= Roberto Eyzaguirre =

Peruvian-American musician

Roberto Eyzaguirre (September 10, 1923 - October 19, 2004) was a Peruvian-American classical pianist and famed piano pedagogue. He was a longtime friend and pupil of the legendary 20th-century virtuoso pianist Claudio Arrau, who had studied under a pupil of Franz Liszt. He was noted for his colorful playing and "big tone."

==Biography==
Eyzaguirre studied piano performance at the National Conservatory of Music in Lima, Peru before moving to New York City in his early twenties to study with Claudio Arrau. In New York, he met June Gallaher, who was studying opera at the Juilliard School of Music. They married in 1948.

With Arrau's assistance, Eyzaguirre made his Carnegie Hall debut in the 1960s, receiving favorable reviews from the New York music critics. Despite showing early signs of exceptional promise, Eyzaguirre's career was cut short due to ulcers.
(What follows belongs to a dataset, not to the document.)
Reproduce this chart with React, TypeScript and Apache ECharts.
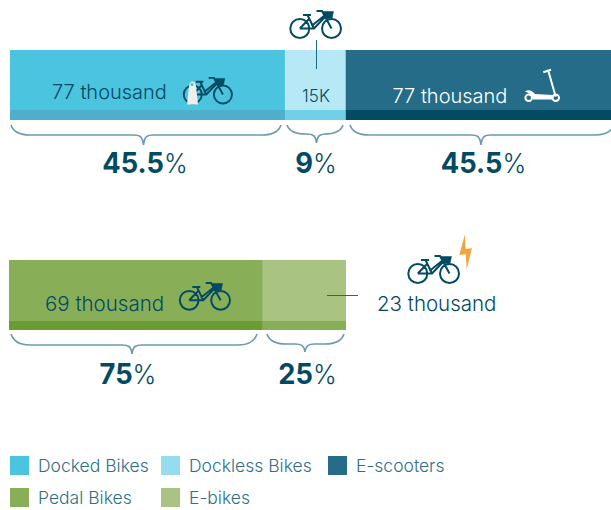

Unable to return to performing, he received a doctorate in musicology from the University of Miami and turned to teaching. He taught at School of the Holy Child, Sam Houston State University, and Houston Baptist University. His successful students included the acclaimed conductor John Axelrod.

Eyzaguirre was an esteemed pedagogue in the Houston area. He taught at Sam Houston State University in 1972–1973, and Houston Baptist University in 1973–1981 and perhaps beyond. He collaborated with accomplished accompanist Edith Orloff during the late 1970s. Eyzaguirre gained a loyal following from students at these Texas universities who sought his musical advice decades after. Eyzaguirre was also an accomplished recitalist in the Houston area. One memorable recital was a shared recital at Houston Baptist University where he performed the "Carnival" of Schumann, one of his favorite teaching works.

Eyzaguirre was also briefly mentioned in Beryl Singleton Bissell's The Scent of God: A Memoir.